The College senior staff, their agents and consultant, the council's planning officers and the three ward councillors will all attend this meeting and any subsequent event. The meeting will be chaired by Cllr Ron Hewett.
Over two thousand invitations (in letter form) have been printed by the council Planning Dept and—although the first batch did not have the meeting date and place for some as yet unexplained reason—these are currently being hand-delivered to households in a circle around the college site. This includes all or part of the Davis Estate, Maidtone Road, Primrose Close, Horsted Way, The Ridgeway, Walderslade Road, City Way and Cloisterham Park.
As expected, traffic issues dominated residents' objection to the housing part of the outline proposal, and doubts were expressed about the validity of a traffic survey conducted for the college which claimed that traffic would be reduced from its present level.
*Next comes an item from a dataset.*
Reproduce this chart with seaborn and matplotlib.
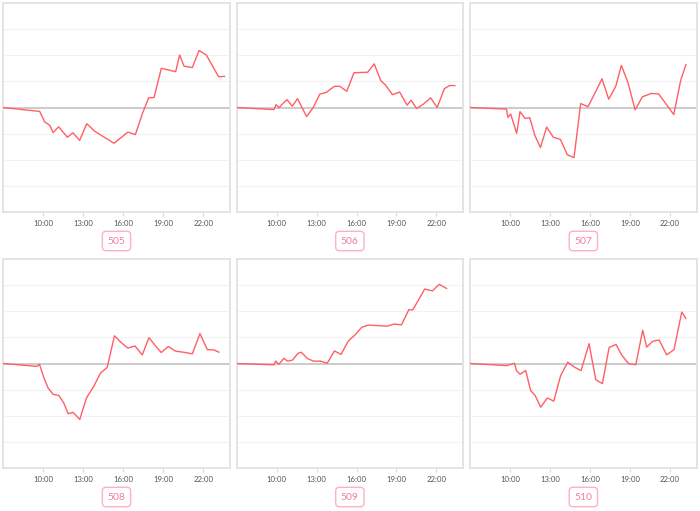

This seems a somewhat suspect claim for fairly obvious reasons.
Indeed, the traffic situation at the junction just outside the college campus is so bad nowadays that it seems unlikely that the college itself would gain planning consent if it were just now planning to move onto the Horsted campus. That's how bad traffic there has become.
Although we, the ward councillors, were less involved in the discussion this time (to give our very vocal residents the floor more-or-less throughout) it remains our view that there should be no housing at all on the college site in future, as we have been saying throughout. We would prefer light employment exclusively, or perhaps with one or two facilities included as well, but no residential development.
Unfortunately, the college has been put into a position where it needs to derive the maximum value from sale of the site, owing to severely inadequte funding from the responsible central government department. Unlike your local council, which has a so-called vuilding repairs and maintenance fund and can even move its facilities to new locations (e.g. Chatham Library a few months ago), there is apparently no proper provision for replacing ageing public buildings from a similar governmental "pot".
This, though, is not our residents' fault and shouldn't be made into a huge problem for them.
The planning application is expected to come before the Development Control Committee in July, though the date has not yet been set.